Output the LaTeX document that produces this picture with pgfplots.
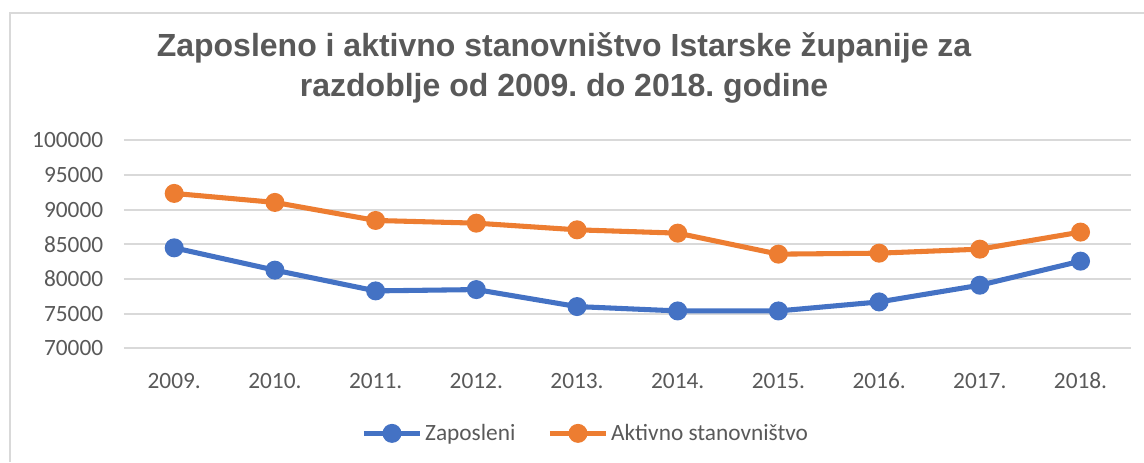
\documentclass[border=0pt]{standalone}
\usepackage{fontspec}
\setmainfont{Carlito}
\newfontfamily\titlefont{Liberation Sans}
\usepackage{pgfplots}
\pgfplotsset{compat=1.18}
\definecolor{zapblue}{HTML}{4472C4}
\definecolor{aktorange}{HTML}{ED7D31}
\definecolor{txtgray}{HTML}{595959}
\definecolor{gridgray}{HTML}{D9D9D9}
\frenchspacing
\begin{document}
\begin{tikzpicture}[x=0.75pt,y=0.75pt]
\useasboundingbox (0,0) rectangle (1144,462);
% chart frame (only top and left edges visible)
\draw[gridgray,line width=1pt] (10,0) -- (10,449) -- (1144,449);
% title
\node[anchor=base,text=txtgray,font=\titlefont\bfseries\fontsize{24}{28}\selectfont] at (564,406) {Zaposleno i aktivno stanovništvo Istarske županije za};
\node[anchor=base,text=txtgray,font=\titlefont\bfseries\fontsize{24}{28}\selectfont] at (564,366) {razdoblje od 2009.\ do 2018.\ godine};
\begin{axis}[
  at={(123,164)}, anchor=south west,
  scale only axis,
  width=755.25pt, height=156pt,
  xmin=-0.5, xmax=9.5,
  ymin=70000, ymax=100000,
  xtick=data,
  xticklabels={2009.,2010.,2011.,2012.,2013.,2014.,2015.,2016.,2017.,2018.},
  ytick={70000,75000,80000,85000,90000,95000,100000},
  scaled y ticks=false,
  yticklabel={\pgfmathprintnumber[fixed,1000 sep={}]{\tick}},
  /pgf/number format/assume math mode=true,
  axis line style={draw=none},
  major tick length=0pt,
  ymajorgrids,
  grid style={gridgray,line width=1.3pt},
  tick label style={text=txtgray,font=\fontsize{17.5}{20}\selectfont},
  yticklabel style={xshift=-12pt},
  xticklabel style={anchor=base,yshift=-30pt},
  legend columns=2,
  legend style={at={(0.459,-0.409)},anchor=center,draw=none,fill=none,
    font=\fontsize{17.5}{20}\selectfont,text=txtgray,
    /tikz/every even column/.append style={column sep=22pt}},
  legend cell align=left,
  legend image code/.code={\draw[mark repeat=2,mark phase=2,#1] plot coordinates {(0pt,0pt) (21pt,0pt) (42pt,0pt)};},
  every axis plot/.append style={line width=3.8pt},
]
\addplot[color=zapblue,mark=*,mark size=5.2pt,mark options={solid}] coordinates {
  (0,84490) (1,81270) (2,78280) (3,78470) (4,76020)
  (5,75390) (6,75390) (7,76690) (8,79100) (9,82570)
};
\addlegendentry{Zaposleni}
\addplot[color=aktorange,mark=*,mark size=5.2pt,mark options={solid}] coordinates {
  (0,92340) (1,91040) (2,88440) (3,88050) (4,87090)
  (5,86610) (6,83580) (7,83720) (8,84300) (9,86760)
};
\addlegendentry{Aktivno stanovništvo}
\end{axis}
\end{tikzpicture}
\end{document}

****************

§ Request: Restate the full listing verbatim and drop every picture.

§ Result below:
Output the LaTeX document that produces this picture with pgfplots.
\documentclass[border=0pt]{standalone}
\usepackage{fontspec}
\setmainfont{Carlito}
\newfontfamily\titlefont{Liberation Sans}
\usepackage{pgfplots}
\pgfplotsset{compat=1.18}
\definecolor{zapblue}{HTML}{4472C4}
\definecolor{aktorange}{HTML}{ED7D31}
\definecolor{txtgray}{HTML}{595959}
\definecolor{gridgray}{HTML}{D9D9D9}
\frenchspacing
\begin{document}
\begin{tikzpicture}[x=0.75pt,y=0.75pt]
\useasboundingbox (0,0) rectangle (1144,462);
% chart frame (only top and left edges visible)
\draw[gridgray,line width=1pt] (10,0) -- (10,449) -- (1144,449);
% title
\node[anchor=base,text=txtgray,font=\titlefont\bfseries\fontsize{24}{28}\selectfont] at (564,406) {Zaposleno i aktivno stanovništvo Istarske županije za};
\node[anchor=base,text=txtgray,font=\titlefont\bfseries\fontsize{24}{28}\selectfont] at (564,366) {razdoblje od 2009.\ do 2018.\ godine};
\begin{axis}[
  at={(123,164)}, anchor=south west,
  scale only axis,
  width=755.25pt, height=156pt,
  xmin=-0.5, xmax=9.5,
  ymin=70000, ymax=100000,
  xtick=data,
  xticklabels={2009.,2010.,2011.,2012.,2013.,2014.,2015.,2016.,2017.,2018.},
  ytick={70000,75000,80000,85000,90000,95000,100000},
  scaled y ticks=false,
  yticklabel={\pgfmathprintnumber[fixed,1000 sep={}]{\tick}},
  /pgf/number format/assume math mode=true,
  axis line style={draw=none},
  major tick length=0pt,
  ymajorgrids,
  grid style={gridgray,line width=1.3pt},
  tick label style={text=txtgray,font=\fontsize{17.5}{20}\selectfont},
  yticklabel style={xshift=-12pt},
  xticklabel style={anchor=base,yshift=-30pt},
  legend columns=2,
  legend style={at={(0.459,-0.409)},anchor=center,draw=none,fill=none,
    font=\fontsize{17.5}{20}\selectfont,text=txtgray,
    /tikz/every even column/.append style={column sep=22pt}},
  legend cell align=left,
  legend image code/.code={\draw[mark repeat=2,mark phase=2,#1] plot coordinates {(0pt,0pt) (21pt,0pt) (42pt,0pt)};},
  every axis plot/.append style={line width=3.8pt},
]
\addplot[color=zapblue,mark=*,mark size=5.2pt,mark options={solid}] coordinates {
  (0,84490) (1,81270) (2,78280) (3,78470) (4,76020)
  (5,75390) (6,75390) (7,76690) (8,79100) (9,82570)
};
\addlegendentry{Zaposleni}
\addplot[color=aktorange,mark=*,mark size=5.2pt,mark options={solid}] coordinates {
  (0,92340) (1,91040) (2,88440) (3,88050) (4,87090)
  (5,86610) (6,83580) (7,83720) (8,84300) (9,86760)
};
\addlegendentry{Aktivno stanovništvo}
\end{axis}
\end{tikzpicture}
\end{document}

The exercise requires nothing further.